Un tunnel permet de rejoindre directement les bassins du centre thermal en peignoir et en tongs, avec un linge sur l’épaule, c'est pas ce que je préfère. Mais goger dans de l'eau chaude sans faire autre chose que goger dans de l'eau chaude n'est pas désagréable, quoique j'en sorte courbaturé ; la balade au village sous la neige ne me remettra pas debout.
Deux heures donc, couché devant le téléviseur de l'hôtel, à me réjouir du sourire et du fairplay des joueurs de midi et de minuit, à suivre dans un demi-sommeil les aventures réconfortantes des héros en séries, dont les voix recouvrent un bref instant notre désarroi et jettent un voile sur une réalité désemparée.
Pas de honte à consacrer tout ce temps aux images que nos élites disqualifient, à ces dorures, ces devinettes et ces chansons qui peinent à faire barrage à la violence et à la corruption. Les représentations qui nous gardaient des excès individuels semblent nous avoir lâchés et chacun rêve de refaire pour soi et pour les autres les nœuds qui manquent, en usant de la violence, juste une dernière fois pour le bien de tous.

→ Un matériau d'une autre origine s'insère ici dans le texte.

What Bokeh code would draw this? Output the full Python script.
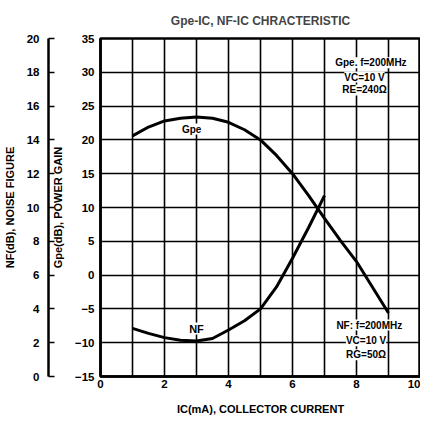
from bokeh.plotting import figure
from bokeh.models import (LinearAxis, Range1d, FixedTicker, Label, Title)
from bokeh.embed import file_html
from bokeh.resources import INLINE

# ---- data ----
ic_gpe = [1, 1.5, 2, 2.5, 3, 3.5, 4, 4.5, 5, 5.5, 6, 6.5, 7, 7.5, 8, 8.5, 9]
gpe = [20.6, 21.9, 22.8, 23.2, 23.4, 23.2, 22.6, 21.5, 20.0, 17.7, 15.0,
       11.8, 8.4, 5.1, 2.0, -1.8, -5.6]
ic_nf = [1, 1.5, 2, 2.5, 3, 3.5, 4, 4.5, 5, 5.5, 6, 6.5, 7]
nf = [2.85, 2.55, 2.3, 2.15, 2.1, 2.25, 2.75, 3.3, 4.0, 5.3, 7.0, 8.8, 10.7]

x_ticks = [0, 2, 4, 6, 8, 10]
x_grid = [0, 1, 2, 3, 4, 5, 6, 7, 8, 9, 10]
gpe_ticks = [-15, -10, -5, 0, 5, 10, 15, 20, 25, 30, 35]
nf_ticks = [0, 2, 4, 6, 8, 10, 12, 14, 16, 18, 20]

FONT = "Liberation Sans"

p = figure(width=420, height=417, output_backend="svg", toolbar_location=None,
           x_range=Range1d(0, 10), y_range=Range1d(-15, 35),
           min_border_left=88, min_border_right=0, min_border_top=10,
           min_border_bottom=40)
p.extra_y_ranges = {"nf": Range1d(0, 20)}

p.title = Title(text="Gpe-IC, NF-IC CHRACTERISTIC", align="center",
                text_font=FONT, text_font_size="12px", text_font_style="bold",
                offset=0, standoff=22)

p.outline_line_color = "black"
p.outline_line_width = 2.5
p.background_fill_color = "white"
p.border_fill_color = "white"

# grids
p.xgrid.ticker = FixedTicker(ticks=x_grid)
p.ygrid.ticker = FixedTicker(ticks=gpe_ticks)
for g in (p.xgrid, p.ygrid):
    g.grid_line_color = "black"
    g.grid_line_width = 1.6

# x axis
xa = p.xaxis[0]
xa.ticker = FixedTicker(ticks=x_ticks)
xa.axis_label = "IC(mA), COLLECTOR CURRENT"
xa.major_tick_in = 0
xa.major_tick_out = 0
xa.minor_tick_in = 0
xa.minor_tick_out = 0
xa.axis_line_width = 2.5
xa.major_label_standoff = 3
xa.axis_label_standoff = 12

# Gpe axis (inner left)
ya = p.yaxis[0]
ya.ticker = FixedTicker(ticks=gpe_ticks)
ya.axis_label = "Gpe(dB), POWER GAIN"
ya.major_tick_in = 0
ya.major_tick_out = 0
ya.minor_tick_in = 0
ya.minor_tick_out = 0
ya.axis_line_width = 2.5
ya.major_label_standoff = 6
ya.axis_label_standoff = 8

# NF axis (outer left)
na = LinearAxis(y_range_name="nf", ticker=FixedTicker(ticks=nf_ticks),
                axis_label="NF(dB), NOISE FIGURE")
na.major_tick_in = 6
na.major_tick_out = 0
na.minor_tick_in = 0
na.minor_tick_out = 0
na.axis_line_width = 2.5
na.major_tick_line_width = 1.5
na.major_label_standoff = 9
na.axis_label_standoff = 8
p.add_layout(na, "left")

for ax in (xa, ya, na):
    ax.major_label_text_font = FONT
    ax.major_label_text_font_size = "11.5px"
    ax.major_label_text_font_style = "bold"
    ax.major_label_text_color = "black"
    ax.axis_label_text_font = FONT
    ax.axis_label_text_font_size = "11px"
    ax.axis_label_text_font_style = "bold"
    ax.axis_label_text_color = "black"
    ax.axis_line_color = "black"
    ax.major_tick_line_color = "black"

# curves
p.line(ic_gpe, gpe, line_color="black", line_width=3)
p.line(ic_nf, nf, y_range_name="nf", line_color="black", line_width=3)

# curve labels
lab_kw = dict(text_font=FONT, text_font_size="10px", text_font_style="bold",
              text_color="black", text_align="center", text_baseline="middle")
p.add_layout(Label(x=2.85, y=21.6, text="Gpe", background_fill_color="white",
                   **lab_kw))
p.add_layout(Label(x=3.0, y=-7.9, text="NF", background_fill_color="white",
                   **dict(lab_kw, text_font_size="11px")))

# condition notes
note_kw = dict(text_font=FONT, text_font_size="10px", text_font_style="bold",
               text_color="black", text_align="center", text_baseline="middle",
               background_fill_color="white")
p.add_layout(Label(x=8.45, y=31.4, text="Gpe. f=200MHz", **note_kw))
p.add_layout(Label(x=8.25, y=29.3, text="VC=10 V", **note_kw))
p.add_layout(Label(x=8.25, y=27.4, text="RE=240Ω", **note_kw))
p.add_layout(Label(x=8.4, y=-7.4, text="NF: f=200MHz", **note_kw))
p.add_layout(Label(x=8.3, y=-9.7, text="VC=10 V", **note_kw))
p.add_layout(Label(x=8.3, y=-11.8, text="RG=50Ω", **note_kw))

open("out.html", "w").write(file_html(p, INLINE))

Renoncer à la violence sans mièvrerie ni naïveté, c’est le plus dur. Et ne rien attendre, la tragédie n’a plus le pouvoir de nous réunir.
Jean Prod’hom
Il y a un peu plus de 15 ans
Cher Pierre,
Panne de chauffage ce matin ; je parviens à atteindre le service de dépannage à 6 heures, un réparateur sera là à 9. En attendant je bourre la gueule du poêle. Oscar n’a pas la mine des grands jours, fronce la truffe sur le perron, content mais bien peu décidé à aller au-delà. Il fait demi-tour, saute sur le fauteuil près du feu, se met en boule avec un gros soupir. Il fera le mort jusqu’au retour des filles à midi.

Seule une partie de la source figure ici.